Listen to this episode on Spotify, Apple Podcasts, Google Podcasts, or wherever you listen to podcasts.
This episode features original work by moon:
3:57 Yemaya
8:00 Broken Lineage
11:45 Undefined
14:03 Broken Silence
18:05 Unsung
You can follow moon Instagram and find their music and art on their website www.earthandmoon.net
This special episode was sponsored by CATAPULT Arts Grant, American Friends of Jamaica, Kingston Creative, Fresh Milk Barbados and you - our sustaining patron members of RWL. To become a member of Rebel Women Lit join us at rebelwomenlit.com/join
Follow @RebelWomenLit on Instagram, Facebook and Twitter if you're interested in joining our (very queer, very Caribbean, always lit) community celebrating diverse & brilliant literature.
Transcript
That was the whole reason. I even added the photography into my book because I'm like so many people who may enjoy my work are never going to buy a poetry book. Like they're not, they're not even going to think about buying a poetry book because it's not who they are. And it's, yeah, it's very put into this niche and it's like, I don't know.
People have this idea in their head of who poets are and what poetry is for and who it's for. And I'm like, no, it's not about that. So yeah. Let's make more art for everybody.
So my name is moon. I'm a multi-disciplinary creative, I'm non binary. And I started writing my first book last year, but it's a collection of poems. It's actually, some of the poems are older than last year, but I started to putting it together last year.
I think my first interactions with Art, I'd have to attribute to my mother. And her family, because she comes from a very creative and musically and visually creative family. So she paints and draws and plays multiple instruments and sings. My grandparents sing and their siblings sing and everybody.
So I was always around art and music. And so I don't remember any part of my life, not including that. I feel like they probably would have been surprised if I wasn't artistically inclined in some way, just because it's been surrounding me. It's it's just been a part of my life. I've always been an artist.
I think I knew from, I was very young. I used to tell people when I was a kid, I was going to be a famous musician.
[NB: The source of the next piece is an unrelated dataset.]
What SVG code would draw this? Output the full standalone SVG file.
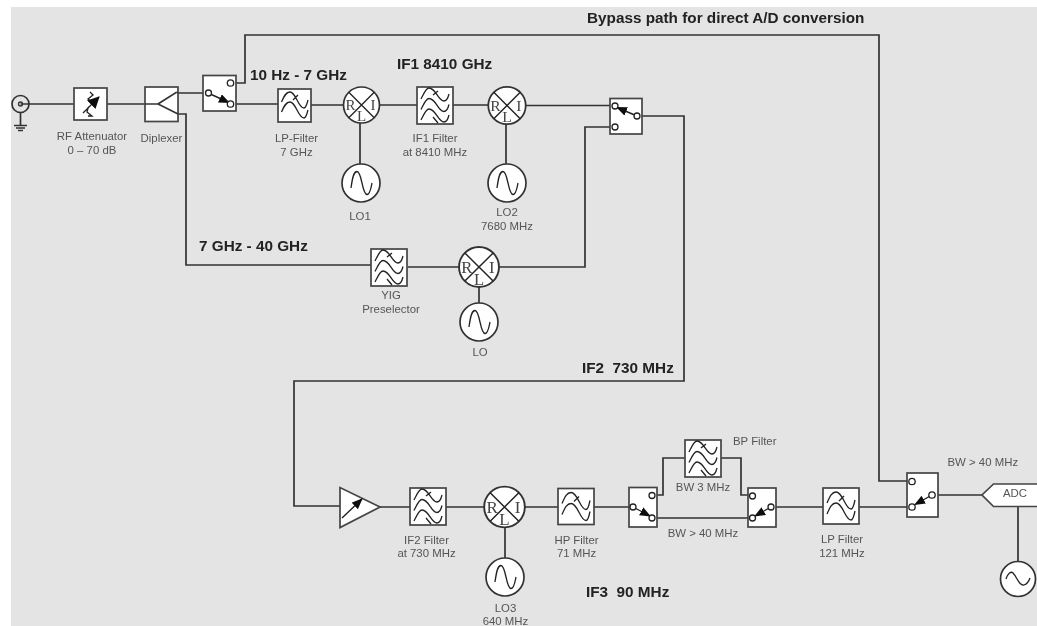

I don't really care for fame anymore, but you know, that was, um, that was it for me. So I've always known that art is my life.
I actually have songs written down from when I was seven. And when I look back at the lyrics, even though I would never perform them now, they've always touched on, exploration of self and different spiritual aspects, you know, so I spent a lot of time outside as a kid and just observing animals, and plants and, just being in nature. And I think that has always informed and inspired me in a lots of ways and just thinking about my own existence. So those are definitely recurring themes. They have expanded into more specifically spiritual topics where I wouldn't have had the words for those things as a child, but, it has always continued. And then love, you know, we write about relationships, love loss, pain and joy. Um, so it's just the human existence in all its different intricacies.
This project actually began as a deeper exploration of self. So I had visited my grandmother, who is in her nineties, January of last year -I hadn't seen her for years, she lives very far- and in listening to her stories - and she has Alzheimer's 90 -so she repeated a lot of the same stories over and over again, but there were always different elements coming up and I started recording them. And I started just writing things down and I was looking at myself and looking at my heritage, being so diverse and just thinking about all the different avenues all of my ancestors took to get to me, you know, and all the things that makeup who I am, where the parts of who I am, come from them. And what has been informed by my own, specific experiences.
So I started writing all of those things down and I created a project called Identity where I wanted to just speak to other mixed persons, especially of Jamaican and or other Caribbean heritage, because I think we have a very, I mean, I can't speak for all the other islands with, I know Jamaicans are very much like "If you're not more here, you're not Jamaican." You know, in a lot of ways.
And then I just always felt like I was floating between identities between places and I, I didn't have any grounding in who I was. And so I started putting together this, this thing, and it was more for my own healing.
The queer mentorship opportunity came up and I already had some poems that were touching on being queer about my coming out at 25, you know, What it took for me to get there and just all of those things.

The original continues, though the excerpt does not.